▸ **Records**:
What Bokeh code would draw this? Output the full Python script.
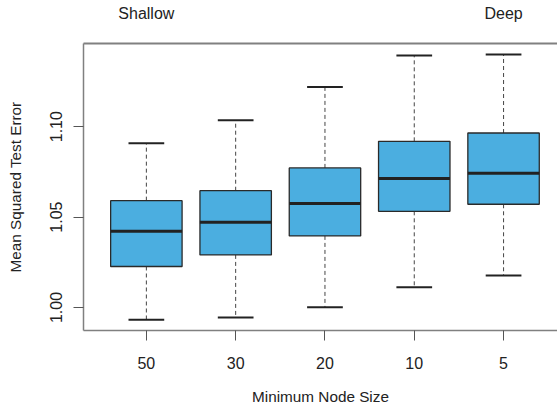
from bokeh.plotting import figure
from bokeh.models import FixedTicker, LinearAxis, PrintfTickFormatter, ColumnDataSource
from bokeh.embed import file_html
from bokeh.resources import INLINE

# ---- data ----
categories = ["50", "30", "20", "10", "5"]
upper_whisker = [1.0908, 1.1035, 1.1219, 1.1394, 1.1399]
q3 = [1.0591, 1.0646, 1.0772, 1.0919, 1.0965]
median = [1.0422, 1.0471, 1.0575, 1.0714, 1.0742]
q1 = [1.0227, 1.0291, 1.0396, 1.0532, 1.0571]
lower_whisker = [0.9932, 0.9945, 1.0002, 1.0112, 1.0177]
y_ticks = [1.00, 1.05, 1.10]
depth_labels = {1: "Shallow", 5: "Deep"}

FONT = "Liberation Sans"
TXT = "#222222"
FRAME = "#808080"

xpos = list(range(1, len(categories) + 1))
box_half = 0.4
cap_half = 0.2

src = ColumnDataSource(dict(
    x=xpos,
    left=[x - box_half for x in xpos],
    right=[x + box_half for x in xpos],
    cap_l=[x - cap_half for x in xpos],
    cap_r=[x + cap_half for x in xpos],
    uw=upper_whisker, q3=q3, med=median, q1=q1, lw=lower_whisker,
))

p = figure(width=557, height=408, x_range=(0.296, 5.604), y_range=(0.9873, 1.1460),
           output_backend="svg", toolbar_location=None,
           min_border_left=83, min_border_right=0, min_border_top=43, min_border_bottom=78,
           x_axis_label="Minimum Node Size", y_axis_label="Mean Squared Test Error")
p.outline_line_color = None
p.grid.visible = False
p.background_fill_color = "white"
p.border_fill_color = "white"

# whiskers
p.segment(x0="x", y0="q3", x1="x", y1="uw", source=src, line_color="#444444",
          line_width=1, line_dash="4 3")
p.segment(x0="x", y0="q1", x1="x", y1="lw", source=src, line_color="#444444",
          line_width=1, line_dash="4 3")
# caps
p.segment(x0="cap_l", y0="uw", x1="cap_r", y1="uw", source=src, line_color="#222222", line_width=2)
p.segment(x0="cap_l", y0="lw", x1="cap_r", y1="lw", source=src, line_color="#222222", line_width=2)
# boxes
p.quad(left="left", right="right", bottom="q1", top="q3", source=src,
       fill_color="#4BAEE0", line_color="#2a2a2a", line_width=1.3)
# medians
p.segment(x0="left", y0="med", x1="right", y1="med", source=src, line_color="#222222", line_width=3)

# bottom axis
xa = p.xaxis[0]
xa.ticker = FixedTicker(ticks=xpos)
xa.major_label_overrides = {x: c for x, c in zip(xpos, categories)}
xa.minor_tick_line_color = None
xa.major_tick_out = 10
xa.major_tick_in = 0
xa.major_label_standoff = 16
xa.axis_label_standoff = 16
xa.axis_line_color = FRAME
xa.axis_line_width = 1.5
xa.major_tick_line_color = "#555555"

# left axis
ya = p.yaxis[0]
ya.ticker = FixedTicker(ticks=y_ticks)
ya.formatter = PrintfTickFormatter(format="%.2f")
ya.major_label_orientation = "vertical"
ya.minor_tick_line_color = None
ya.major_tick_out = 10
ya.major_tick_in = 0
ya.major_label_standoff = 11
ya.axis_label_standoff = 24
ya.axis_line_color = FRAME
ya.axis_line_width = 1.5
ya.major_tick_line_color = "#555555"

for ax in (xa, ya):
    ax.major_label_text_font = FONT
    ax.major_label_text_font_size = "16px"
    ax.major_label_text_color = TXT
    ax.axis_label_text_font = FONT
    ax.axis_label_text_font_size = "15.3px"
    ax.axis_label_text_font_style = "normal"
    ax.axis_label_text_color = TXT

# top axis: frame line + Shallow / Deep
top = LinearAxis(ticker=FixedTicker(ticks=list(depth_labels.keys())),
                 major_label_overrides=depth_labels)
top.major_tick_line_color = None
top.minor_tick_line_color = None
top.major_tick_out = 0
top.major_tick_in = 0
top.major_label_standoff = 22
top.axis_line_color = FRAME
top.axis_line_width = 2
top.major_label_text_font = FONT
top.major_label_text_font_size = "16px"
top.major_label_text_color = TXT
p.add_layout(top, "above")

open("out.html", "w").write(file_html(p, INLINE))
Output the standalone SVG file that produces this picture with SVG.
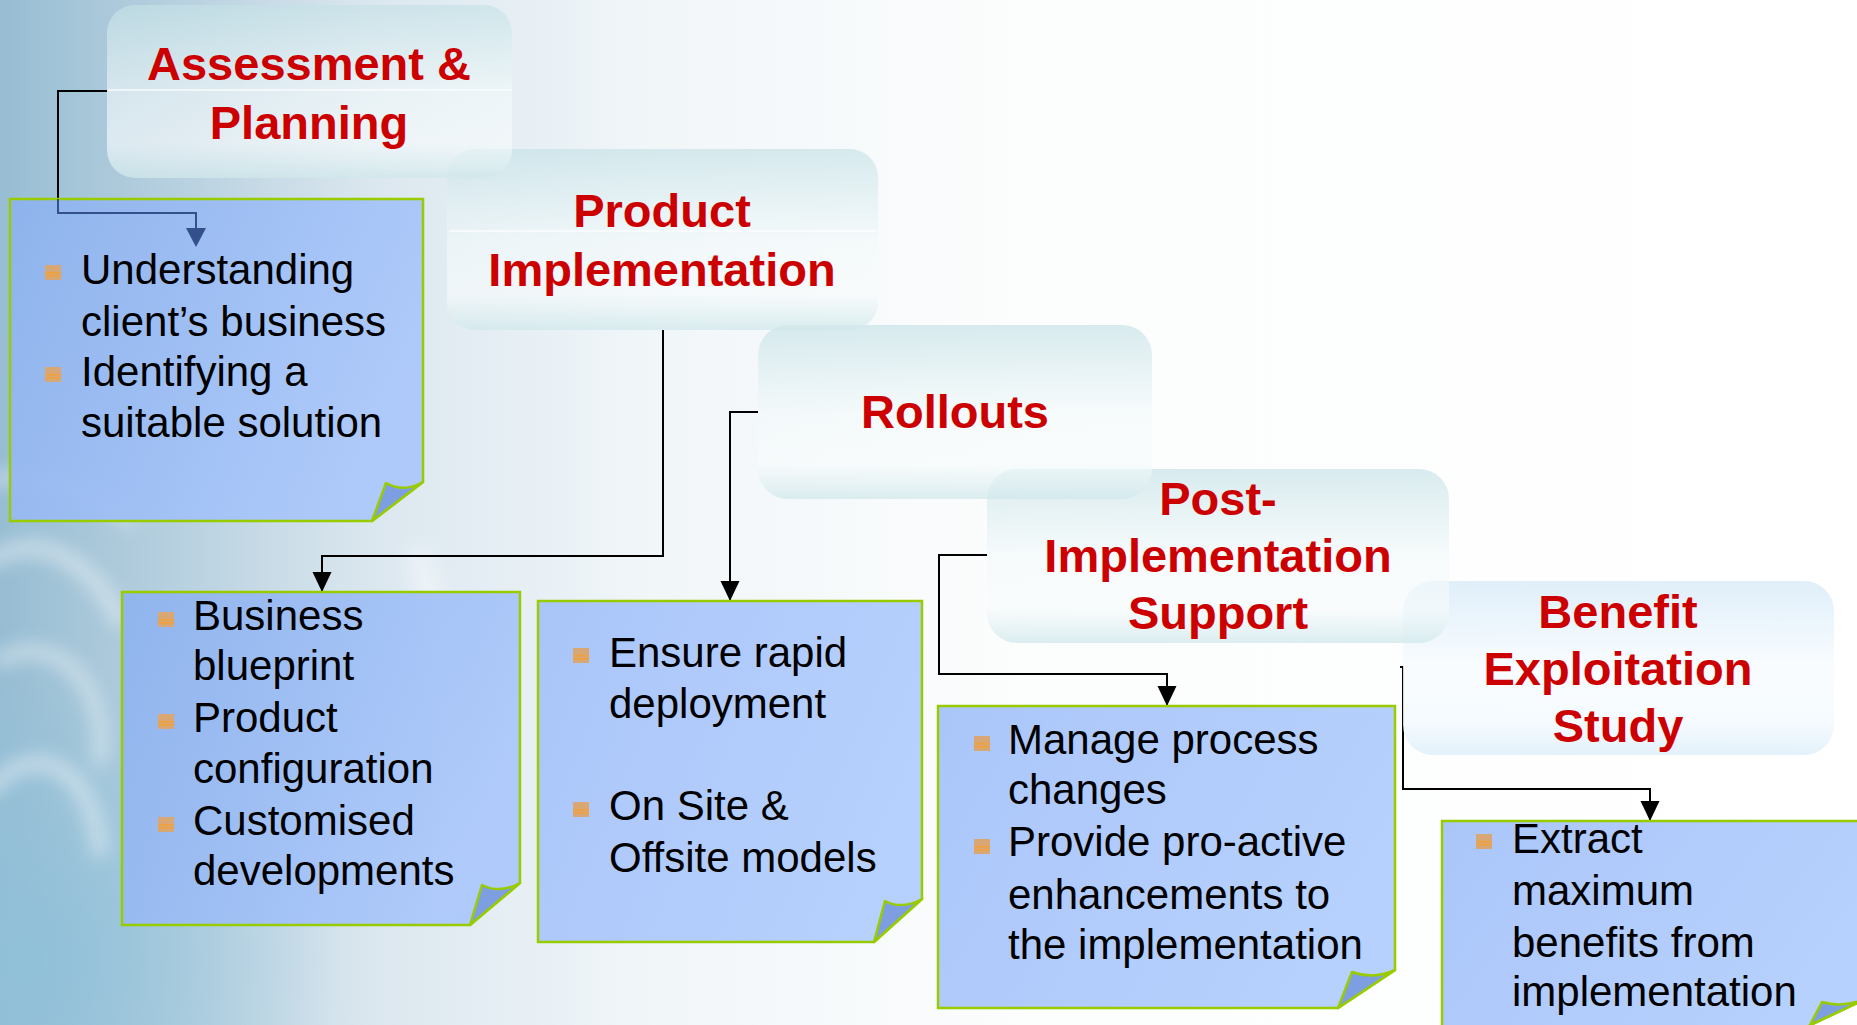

▸ **PROBLEM TO WORK ON**:
Reproduce the material above in full, exactly, with no images.

▸ **CORRECT RESPONSE**:
What Bokeh code would draw this? Output the full Python script.
from bokeh.plotting import figure
from bokeh.models import FixedTicker, LinearAxis, PrintfTickFormatter, ColumnDataSource
from bokeh.embed import file_html
from bokeh.resources import INLINE

# ---- data ----
categories = ["50", "30", "20", "10", "5"]
upper_whisker = [1.0908, 1.1035, 1.1219, 1.1394, 1.1399]
q3 = [1.0591, 1.0646, 1.0772, 1.0919, 1.0965]
median = [1.0422, 1.0471, 1.0575, 1.0714, 1.0742]
q1 = [1.0227, 1.0291, 1.0396, 1.0532, 1.0571]
lower_whisker = [0.9932, 0.9945, 1.0002, 1.0112, 1.0177]
y_ticks = [1.00, 1.05, 1.10]
depth_labels = {1: "Shallow", 5: "Deep"}

FONT = "Liberation Sans"
TXT = "#222222"
FRAME = "#808080"

xpos = list(range(1, len(categories) + 1))
box_half = 0.4
cap_half = 0.2

src = ColumnDataSource(dict(
    x=xpos,
    left=[x - box_half for x in xpos],
    right=[x + box_half for x in xpos],
    cap_l=[x - cap_half for x in xpos],
    cap_r=[x + cap_half for x in xpos],
    uw=upper_whisker, q3=q3, med=median, q1=q1, lw=lower_whisker,
))

p = figure(width=557, height=408, x_range=(0.296, 5.604), y_range=(0.9873, 1.1460),
           output_backend="svg", toolbar_location=None,
           min_border_left=83, min_border_right=0, min_border_top=43, min_border_bottom=78,
           x_axis_label="Minimum Node Size", y_axis_label="Mean Squared Test Error")
p.outline_line_color = None
p.grid.visible = False
p.background_fill_color = "white"
p.border_fill_color = "white"

# whiskers
p.segment(x0="x", y0="q3", x1="x", y1="uw", source=src, line_color="#444444",
          line_width=1, line_dash="4 3")
p.segment(x0="x", y0="q1", x1="x", y1="lw", source=src, line_color="#444444",
          line_width=1, line_dash="4 3")
# caps
p.segment(x0="cap_l", y0="uw", x1="cap_r", y1="uw", source=src, line_color="#222222", line_width=2)
p.segment(x0="cap_l", y0="lw", x1="cap_r", y1="lw", source=src, line_color="#222222", line_width=2)
# boxes
p.quad(left="left", right="right", bottom="q1", top="q3", source=src,
       fill_color="#4BAEE0", line_color="#2a2a2a", line_width=1.3)
# medians
p.segment(x0="left", y0="med", x1="right", y1="med", source=src, line_color="#222222", line_width=3)

# bottom axis
xa = p.xaxis[0]
xa.ticker = FixedTicker(ticks=xpos)
xa.major_label_overrides = {x: c for x, c in zip(xpos, categories)}
xa.minor_tick_line_color = None
xa.major_tick_out = 10
xa.major_tick_in = 0
xa.major_label_standoff = 16
xa.axis_label_standoff = 16
xa.axis_line_color = FRAME
xa.axis_line_width = 1.5
xa.major_tick_line_color = "#555555"

# left axis
ya = p.yaxis[0]
ya.ticker = FixedTicker(ticks=y_ticks)
ya.formatter = PrintfTickFormatter(format="%.2f")
ya.major_label_orientation = "vertical"
ya.minor_tick_line_color = None
ya.major_tick_out = 10
ya.major_tick_in = 0
ya.major_label_standoff = 11
ya.axis_label_standoff = 24
ya.axis_line_color = FRAME
ya.axis_line_width = 1.5
ya.major_tick_line_color = "#555555"

for ax in (xa, ya):
    ax.major_label_text_font = FONT
    ax.major_label_text_font_size = "16px"
    ax.major_label_text_color = TXT
    ax.axis_label_text_font = FONT
    ax.axis_label_text_font_size = "15.3px"
    ax.axis_label_text_font_style = "normal"
    ax.axis_label_text_color = TXT

# top axis: frame line + Shallow / Deep
top = LinearAxis(ticker=FixedTicker(ticks=list(depth_labels.keys())),
                 major_label_overrides=depth_labels)
top.major_tick_line_color = None
top.minor_tick_line_color = None
top.major_tick_out = 0
top.major_tick_in = 0
top.major_label_standoff = 22
top.axis_line_color = FRAME
top.axis_line_width = 2
top.major_label_text_font = FONT
top.major_label_text_font_size = "16px"
top.major_label_text_color = TXT
p.add_layout(top, "above")

open("out.html", "w").write(file_html(p, INLINE))
Output the standalone SVG file that produces this picture with SVG.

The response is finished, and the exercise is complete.